The Firestone Tire Debacle

posted on:
March 29, 2010

author:
LaBarron Boone

More people will die and be maimed because all the recalled tires were not removed from the marketplace

As most Americans know, Ford and Firestone were involved in the world’s largest tire recall in history a few years back. Firestone produced a specially designed 15-inch ATX tire in 1990 which were installed by Ford on Explorers as original equipment. Tragically, the Firestone tires were defective and the Explorer was prone to rollover. Obviously, that was a very bad marriage and one that resulted in an untold number of catastrophic injuries and deaths. Unfortunately, the Ford and Firestone saga continues.

There have been a number of cases over the past several years arising out of Firestone tire detreads and Explorer rollovers. There was a recently resolved case involving a Ford rollover in 2007, where the victim was a front seat passenger in a 1996 Ford Explorer.
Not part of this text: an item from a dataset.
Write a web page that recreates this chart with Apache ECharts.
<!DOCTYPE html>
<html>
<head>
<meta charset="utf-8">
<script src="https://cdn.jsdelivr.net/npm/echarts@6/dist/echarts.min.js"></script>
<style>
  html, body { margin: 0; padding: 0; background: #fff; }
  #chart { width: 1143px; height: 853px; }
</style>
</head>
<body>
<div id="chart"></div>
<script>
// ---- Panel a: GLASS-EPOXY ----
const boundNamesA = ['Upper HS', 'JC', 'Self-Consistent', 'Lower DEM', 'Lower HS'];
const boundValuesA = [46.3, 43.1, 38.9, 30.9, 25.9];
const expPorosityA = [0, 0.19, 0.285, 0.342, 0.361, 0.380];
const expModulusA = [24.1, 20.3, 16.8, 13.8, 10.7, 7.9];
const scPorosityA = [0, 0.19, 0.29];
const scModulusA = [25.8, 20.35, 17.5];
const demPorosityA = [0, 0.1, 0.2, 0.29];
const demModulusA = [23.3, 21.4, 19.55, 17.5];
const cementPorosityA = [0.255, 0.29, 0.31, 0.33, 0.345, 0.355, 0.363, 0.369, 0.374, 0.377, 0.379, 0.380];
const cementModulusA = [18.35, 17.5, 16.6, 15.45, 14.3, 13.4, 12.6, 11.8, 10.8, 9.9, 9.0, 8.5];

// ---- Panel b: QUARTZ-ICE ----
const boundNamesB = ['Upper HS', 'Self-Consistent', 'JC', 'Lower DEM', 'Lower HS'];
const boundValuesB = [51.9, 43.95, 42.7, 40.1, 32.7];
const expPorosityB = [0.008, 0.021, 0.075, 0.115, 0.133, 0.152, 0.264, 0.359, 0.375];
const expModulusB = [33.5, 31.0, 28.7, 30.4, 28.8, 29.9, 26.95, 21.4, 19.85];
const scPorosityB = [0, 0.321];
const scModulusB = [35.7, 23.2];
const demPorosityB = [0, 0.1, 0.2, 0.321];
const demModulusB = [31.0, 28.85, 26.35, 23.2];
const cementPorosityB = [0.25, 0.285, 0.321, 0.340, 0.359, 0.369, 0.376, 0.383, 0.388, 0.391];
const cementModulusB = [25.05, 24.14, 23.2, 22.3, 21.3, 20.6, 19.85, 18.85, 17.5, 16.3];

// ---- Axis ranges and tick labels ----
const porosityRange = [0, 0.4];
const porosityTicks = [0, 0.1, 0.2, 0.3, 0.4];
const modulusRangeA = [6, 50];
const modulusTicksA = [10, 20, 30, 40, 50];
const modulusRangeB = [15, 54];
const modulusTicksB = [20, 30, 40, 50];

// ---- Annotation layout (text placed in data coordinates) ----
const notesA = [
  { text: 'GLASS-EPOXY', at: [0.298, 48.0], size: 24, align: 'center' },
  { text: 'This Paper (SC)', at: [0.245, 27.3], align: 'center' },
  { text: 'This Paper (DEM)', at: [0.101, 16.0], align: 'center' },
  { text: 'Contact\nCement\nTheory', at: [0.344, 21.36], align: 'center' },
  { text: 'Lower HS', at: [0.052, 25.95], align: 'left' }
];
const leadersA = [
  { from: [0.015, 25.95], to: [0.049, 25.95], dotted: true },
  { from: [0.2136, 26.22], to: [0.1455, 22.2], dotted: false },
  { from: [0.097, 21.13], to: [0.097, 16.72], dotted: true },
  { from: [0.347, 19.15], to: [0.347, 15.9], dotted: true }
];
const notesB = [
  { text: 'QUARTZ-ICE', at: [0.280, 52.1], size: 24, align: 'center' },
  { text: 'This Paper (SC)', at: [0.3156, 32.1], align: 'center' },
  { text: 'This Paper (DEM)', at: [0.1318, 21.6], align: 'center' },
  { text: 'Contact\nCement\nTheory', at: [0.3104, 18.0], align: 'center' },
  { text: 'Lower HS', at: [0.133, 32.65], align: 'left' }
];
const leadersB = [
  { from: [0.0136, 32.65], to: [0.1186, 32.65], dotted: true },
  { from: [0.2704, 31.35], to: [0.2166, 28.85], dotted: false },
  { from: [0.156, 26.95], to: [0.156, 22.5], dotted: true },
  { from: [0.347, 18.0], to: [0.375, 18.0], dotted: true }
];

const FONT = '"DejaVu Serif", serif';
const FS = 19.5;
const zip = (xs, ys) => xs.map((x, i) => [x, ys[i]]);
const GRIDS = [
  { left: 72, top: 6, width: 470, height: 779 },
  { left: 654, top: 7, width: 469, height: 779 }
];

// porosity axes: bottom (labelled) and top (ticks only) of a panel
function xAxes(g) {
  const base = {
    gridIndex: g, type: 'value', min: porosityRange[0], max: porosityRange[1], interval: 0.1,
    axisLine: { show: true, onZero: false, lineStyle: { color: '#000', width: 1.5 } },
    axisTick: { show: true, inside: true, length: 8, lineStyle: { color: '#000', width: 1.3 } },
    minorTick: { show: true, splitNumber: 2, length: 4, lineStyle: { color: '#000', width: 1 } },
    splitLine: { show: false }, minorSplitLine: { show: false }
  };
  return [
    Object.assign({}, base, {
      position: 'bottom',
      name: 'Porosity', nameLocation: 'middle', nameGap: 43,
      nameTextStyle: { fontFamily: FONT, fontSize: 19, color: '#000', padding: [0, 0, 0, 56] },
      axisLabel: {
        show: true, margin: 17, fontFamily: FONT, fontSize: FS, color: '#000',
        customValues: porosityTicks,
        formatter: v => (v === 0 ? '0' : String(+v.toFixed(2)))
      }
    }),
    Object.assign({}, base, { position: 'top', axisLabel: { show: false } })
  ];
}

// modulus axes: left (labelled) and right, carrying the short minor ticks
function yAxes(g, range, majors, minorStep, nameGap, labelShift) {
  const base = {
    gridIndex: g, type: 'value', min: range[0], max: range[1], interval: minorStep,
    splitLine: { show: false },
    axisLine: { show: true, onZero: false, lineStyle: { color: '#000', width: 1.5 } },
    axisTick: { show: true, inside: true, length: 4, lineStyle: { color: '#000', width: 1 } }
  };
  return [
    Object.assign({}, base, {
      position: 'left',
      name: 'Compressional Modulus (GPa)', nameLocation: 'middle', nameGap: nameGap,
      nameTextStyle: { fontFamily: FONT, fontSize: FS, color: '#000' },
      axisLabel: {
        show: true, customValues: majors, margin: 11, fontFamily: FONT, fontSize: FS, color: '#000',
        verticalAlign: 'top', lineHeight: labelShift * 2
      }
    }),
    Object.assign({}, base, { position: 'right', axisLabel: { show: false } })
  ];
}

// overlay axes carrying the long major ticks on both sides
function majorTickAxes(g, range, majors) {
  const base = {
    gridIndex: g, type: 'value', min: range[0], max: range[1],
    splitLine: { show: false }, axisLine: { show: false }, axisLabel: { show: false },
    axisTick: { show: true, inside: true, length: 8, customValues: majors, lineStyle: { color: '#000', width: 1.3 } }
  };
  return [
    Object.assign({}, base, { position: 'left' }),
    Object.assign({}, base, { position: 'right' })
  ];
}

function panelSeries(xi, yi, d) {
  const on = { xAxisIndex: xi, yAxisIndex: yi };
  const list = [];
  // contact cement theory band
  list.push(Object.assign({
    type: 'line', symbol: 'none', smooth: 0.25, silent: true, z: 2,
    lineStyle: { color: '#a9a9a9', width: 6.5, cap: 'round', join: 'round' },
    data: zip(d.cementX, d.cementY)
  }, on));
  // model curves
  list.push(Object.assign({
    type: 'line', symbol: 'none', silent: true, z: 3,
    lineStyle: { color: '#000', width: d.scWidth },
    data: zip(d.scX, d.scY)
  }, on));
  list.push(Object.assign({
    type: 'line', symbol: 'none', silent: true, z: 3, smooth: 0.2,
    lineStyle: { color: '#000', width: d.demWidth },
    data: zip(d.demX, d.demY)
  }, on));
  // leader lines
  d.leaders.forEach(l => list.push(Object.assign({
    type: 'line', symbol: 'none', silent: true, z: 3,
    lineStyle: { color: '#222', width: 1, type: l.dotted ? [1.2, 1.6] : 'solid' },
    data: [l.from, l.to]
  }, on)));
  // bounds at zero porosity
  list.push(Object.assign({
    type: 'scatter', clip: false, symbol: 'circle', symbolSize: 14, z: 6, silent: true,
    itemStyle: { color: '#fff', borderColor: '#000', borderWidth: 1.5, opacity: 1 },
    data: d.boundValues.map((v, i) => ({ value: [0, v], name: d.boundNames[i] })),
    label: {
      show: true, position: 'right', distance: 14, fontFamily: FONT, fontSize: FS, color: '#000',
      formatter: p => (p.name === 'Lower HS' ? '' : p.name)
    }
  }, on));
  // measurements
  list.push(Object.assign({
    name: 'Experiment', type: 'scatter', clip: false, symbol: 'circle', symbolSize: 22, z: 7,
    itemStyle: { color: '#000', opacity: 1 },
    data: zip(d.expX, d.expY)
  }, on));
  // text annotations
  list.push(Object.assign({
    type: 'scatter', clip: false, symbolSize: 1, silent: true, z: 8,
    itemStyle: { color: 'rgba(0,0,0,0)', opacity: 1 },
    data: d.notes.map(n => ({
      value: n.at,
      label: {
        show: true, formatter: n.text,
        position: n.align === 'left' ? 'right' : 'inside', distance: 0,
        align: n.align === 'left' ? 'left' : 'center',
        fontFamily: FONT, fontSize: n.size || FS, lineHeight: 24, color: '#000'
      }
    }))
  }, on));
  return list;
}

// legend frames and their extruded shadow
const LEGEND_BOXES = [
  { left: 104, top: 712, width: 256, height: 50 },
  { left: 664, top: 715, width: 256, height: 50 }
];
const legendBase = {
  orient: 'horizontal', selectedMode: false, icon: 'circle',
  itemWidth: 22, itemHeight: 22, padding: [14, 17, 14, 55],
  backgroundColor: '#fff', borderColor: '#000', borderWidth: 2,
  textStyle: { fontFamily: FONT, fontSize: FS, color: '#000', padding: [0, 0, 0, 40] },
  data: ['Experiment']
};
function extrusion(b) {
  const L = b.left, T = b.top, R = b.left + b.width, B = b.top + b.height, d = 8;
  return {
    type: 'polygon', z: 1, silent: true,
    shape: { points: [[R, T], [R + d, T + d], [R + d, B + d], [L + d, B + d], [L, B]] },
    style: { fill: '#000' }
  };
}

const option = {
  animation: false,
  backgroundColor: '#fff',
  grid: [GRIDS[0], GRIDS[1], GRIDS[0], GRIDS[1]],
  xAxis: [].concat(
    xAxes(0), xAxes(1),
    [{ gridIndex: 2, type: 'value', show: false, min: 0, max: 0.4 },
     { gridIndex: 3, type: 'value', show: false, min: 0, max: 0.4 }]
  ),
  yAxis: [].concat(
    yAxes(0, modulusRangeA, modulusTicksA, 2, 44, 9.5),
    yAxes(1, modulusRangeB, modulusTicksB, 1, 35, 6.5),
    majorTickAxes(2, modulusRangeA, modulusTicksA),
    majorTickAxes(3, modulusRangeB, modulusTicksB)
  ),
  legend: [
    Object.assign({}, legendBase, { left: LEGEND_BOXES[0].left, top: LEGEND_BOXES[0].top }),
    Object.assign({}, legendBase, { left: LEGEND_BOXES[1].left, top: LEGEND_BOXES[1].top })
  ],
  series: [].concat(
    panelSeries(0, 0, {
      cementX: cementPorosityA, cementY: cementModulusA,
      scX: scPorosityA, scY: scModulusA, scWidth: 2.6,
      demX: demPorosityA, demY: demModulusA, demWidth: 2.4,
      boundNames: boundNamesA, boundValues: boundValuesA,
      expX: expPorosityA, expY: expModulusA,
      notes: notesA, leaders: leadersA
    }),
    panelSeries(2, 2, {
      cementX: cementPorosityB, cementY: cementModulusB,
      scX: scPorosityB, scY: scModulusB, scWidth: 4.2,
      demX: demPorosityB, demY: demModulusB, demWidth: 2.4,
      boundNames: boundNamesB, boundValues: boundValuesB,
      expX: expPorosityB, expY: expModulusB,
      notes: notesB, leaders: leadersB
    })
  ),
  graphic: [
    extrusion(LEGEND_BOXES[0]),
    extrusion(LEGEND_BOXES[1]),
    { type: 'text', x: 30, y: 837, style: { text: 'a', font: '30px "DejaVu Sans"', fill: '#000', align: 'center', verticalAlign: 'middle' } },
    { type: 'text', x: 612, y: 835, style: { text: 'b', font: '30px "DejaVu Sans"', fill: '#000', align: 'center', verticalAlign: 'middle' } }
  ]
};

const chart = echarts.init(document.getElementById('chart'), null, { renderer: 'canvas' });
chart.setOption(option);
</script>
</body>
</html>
She and other family members were traveling on an interstate when the left rear tire detreaded and the Explorer rolled over. The victim, who was properly restrained in her seat belt, was partially ejected from the vehicle during the rollover and was severely injured. Even though the driver was traveling at highway speeds, approximately 70 miles per hour, he was unable to control the vehicle when the tire detreaded. The tire detreaded because of defects known both to Ford and Firestone. It was originally a spare tire on this Explorer. Due to a recall, four of the original Firestone tires were taken off the Explorer, but the spare remained in the vehicle. Eventually the spare was put on the left rear of the Explorer and it was involved in this rollover. Both Ford and Firestone knew all about the defective tires several years before that first tire recall took place in the United States.
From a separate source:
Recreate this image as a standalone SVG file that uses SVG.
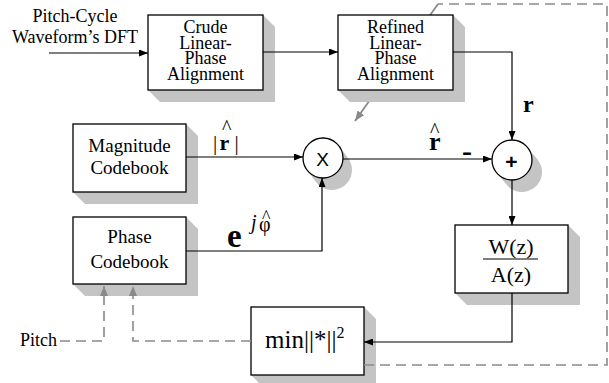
<svg xmlns="http://www.w3.org/2000/svg" width="609" height="383" viewBox="0 0 609 383">
<defs>
<style>
.box{fill:#fff;stroke:#000;stroke-width:1.3}
.sh{fill:#c4c4c4;stroke:none}
.ln{fill:none;stroke:#000;stroke-width:1.2}
.dash{fill:none;stroke:#8a8a8a;stroke-width:1.6;stroke-dasharray:10 6}
.gl{fill:none;stroke:#8a8a8a;stroke-width:1.8}
.t{font-family:"Liberation Serif","Times New Roman",serif;fill:#000}
.s{font-family:"Liberation Sans",Arial,sans-serif;fill:#000}
</style>
<marker id="ah" markerWidth="9" markerHeight="7" refX="9" refY="3.5" orient="auto" markerUnits="userSpaceOnUse"><path d="M0,0 L9,3.5 L0,7 z" fill="#000"/></marker>
<marker id="ag" markerWidth="10" markerHeight="8" refX="10" refY="4" orient="auto" markerUnits="userSpaceOnUse"><path d="M0,0 L10,4 L0,8 z" fill="#8a8a8a"/></marker>
</defs>
<rect width="609" height="383" fill="#fff"/>

<!-- diagonal adjust arrow (behind refined box) -->
<line class="gl" x1="438" y1="4" x2="355" y2="121" marker-end="url(#ag)"/>

<g id="crude">
<polygon class="sh" points="263,15 275,27 275,102 160,102 148,90"/>
<rect class="box" x="148" y="15" width="115" height="75"/>
<text class="t" font-size="18" text-anchor="middle"><tspan x="205.5" y="33">Crude</tspan><tspan x="205.5" y="48.5">Linear-</tspan><tspan x="205.5" y="64">Phase</tspan><tspan x="205.5" y="80">Alignment</tspan></text>
</g>
<g id="refined">
<polygon class="sh" points="453,15 465,27 465,102 350,102 338,90"/>
<rect class="box" x="338" y="15" width="115" height="75"/>
<text class="t" font-size="18" text-anchor="middle"><tspan x="395.5" y="33">Refined</tspan><tspan x="395.5" y="48.5">Linear-</tspan><tspan x="395.5" y="64">Phase</tspan><tspan x="395.5" y="80">Alignment</tspan></text>
</g>
<g id="magnitude">
<polygon class="sh" points="186,124 198,136 198,204 85,204 73,192"/>
<rect class="box" x="73" y="124" width="113" height="68"/>
<text class="t" font-size="19" text-anchor="middle"><tspan x="129.5" y="152">Magnitude</tspan><tspan x="129.5" y="174">Codebook</tspan></text>
</g>
<g id="phase">
<polygon class="sh" points="186,217 198,229 198,296 85,296 73,284"/>
<rect class="box" x="73" y="217" width="113" height="67"/>
<text class="t" font-size="19" text-anchor="middle"><tspan x="129.5" y="243">Phase</tspan><tspan x="129.5" y="268">Codebook</tspan></text>
</g>
<g id="minbox">
<polygon class="sh" points="364,307 376,319 376,387 263,387 251,375"/>
<rect class="box" x="251" y="307" width="113" height="68"/>
<text class="t" font-size="25" x="265" y="348">min||*||<tspan font-size="16" dy="-10">2</tspan></text>
</g>
<g id="filter">
<polygon class="sh" points="568,225 580,237 580,305 467,305 455,293"/>
<rect class="box" x="455" y="225" width="113" height="68"/>
<text class="t" font-size="22" text-anchor="middle" x="511" y="254">W(z)</text>
<line x1="483" y1="259" x2="538" y2="259" stroke="#000" stroke-width="1.2"/>
<text class="t" font-size="22" text-anchor="middle" x="511" y="282">A(z)</text>
</g>
<g id="mult">
<line x1="323" y1="158" x2="332" y2="170" stroke="#c4c4c4" stroke-width="40" stroke-linecap="round"/>
<circle class="box" cx="323" cy="158" r="20" stroke-width="1.2"/>
<text class="s" font-size="19" text-anchor="middle" x="322.5" y="165.5">X</text>
</g>
<g id="sum">
<line x1="512" y1="160" x2="522" y2="172" stroke="#c4c4c4" stroke-width="40" stroke-linecap="round"/>
<circle class="box" cx="512" cy="160" r="20" stroke-width="1.2"/>
<text class="s" font-size="21" font-weight="bold" text-anchor="middle" x="511.5" y="169">+</text>
</g>

<g id="connectors">
<line class="ln" x1="49" y1="53" x2="148" y2="53" marker-end="url(#ah)"/>
<line class="ln" x1="263" y1="52" x2="338" y2="52" marker-end="url(#ah)"/>
<polyline class="ln" points="453,52 512,52 512,140" marker-end="url(#ah)"/>
<line class="ln" x1="186" y1="157" x2="303" y2="157" marker-end="url(#ah)"/>
<polyline class="ln" points="186,251 322,251 322,178" marker-end="url(#ah)"/>
<line class="ln" x1="343" y1="159" x2="492" y2="159" marker-end="url(#ah)"/>
<line class="ln" x1="512" y1="180" x2="512" y2="225" marker-end="url(#ah)"/>
<polyline class="ln" points="512,293 512,342 364,342" marker-end="url(#ah)"/>
<polyline class="dash" points="364,365 607,365 607,4 438,4"/>
<polyline class="dash" points="60,341 104,341 104,286" marker-end="url(#ag)"/>
<polyline class="dash" points="251,341 133,341 133,286" marker-end="url(#ag)"/>
</g>

<g id="labels">
<text class="t" font-size="18" text-anchor="middle"><tspan x="75" y="22">Pitch-Cycle</tspan><tspan x="75" y="43">Waveform’s DFT</tspan></text>
<text class="t" font-size="18" x="20" y="346">Pitch</text>
<text class="t" font-size="24" font-weight="bold" x="523" y="112">r</text>
<text class="t"><tspan font-size="26" font-weight="bold" x="429" y="150">r</tspan><tspan font-size="20" x="430" y="137">^</tspan></text>
<text class="t" font-size="30" font-weight="bold" x="462" y="161">-</text>
<text class="t" font-size="21"><tspan x="213" y="150">|</tspan><tspan font-size="22" font-weight="bold" x="219.5" y="150">r</tspan><tspan x="234.5" y="150">|</tspan><tspan font-size="20" x="222" y="134">^</tspan></text>
<text class="t"><tspan font-size="33" font-weight="bold" x="227" y="247">e</tspan><tspan font-size="20" font-style="italic" x="251" y="229">j</tspan><tspan font-size="20" x="259" y="231">φ</tspan><tspan font-size="18" x="262" y="223">^</tspan></text>
</g>
</svg>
In fact, several years prior to the first recall, Ford implemented a series of “secret recalls” in Venezuela. Ford recognized the problem there and eventually remedied the problem by making the shock absorbers on the Explorer much stronger. It was known from a number of prior cases, including several arising in Venezuela, that the remedy was to replace the shocks with stiffer and stronger ones and to place them further outboard. The same fix was recommended by Ford engineers for the U.S. market, but it wasn’t done. In fact, NHTSA was not even informed about all the detread and rollover problems in Venezuela and several other foreign countries. Firestone first recalled the defective tires in the United States in August of 2000. A recall notice was sent out at that time by first class mail. Over the next few years, Ford and Firestone came to realize that millions of recalled tires were still on the road and in use. Subsequently, a second recall was done in 2006. Significantly, Firestone sent out the second recall notice by third class mail and without a reply card.

As you may know, third class mail is not forwarded if the addressee’s address has changed. Also, the notice is not returned to the sender if it is not delivered. A tremendous number of owners never got a recall notice, resulting in millions of defective tires remaining on U.S. highways. Neither this victim nor the used car lot that sold the Explorer received any recall notice from either Ford or Firestone. A prior owner of this Explorer received a recall notice and, as a result, the four Firestone tires that were on the ground were replaced. But the spare remained with the vehicle. The Defendants in the case, which was set for trial on April 20, 2009, were Ford Motor Co., Bridgestone/Firestone North American Tire LLC. The case settled with all Defendants the day prior to the trial date. During the investigation of this case, it was found that Firestone tires that had been spares were still on Ford Explorers. Tragically, fatalities and serious injuries will continue until such time as Ford and Firestone locate and destroy all of the recalled tires that are still in service.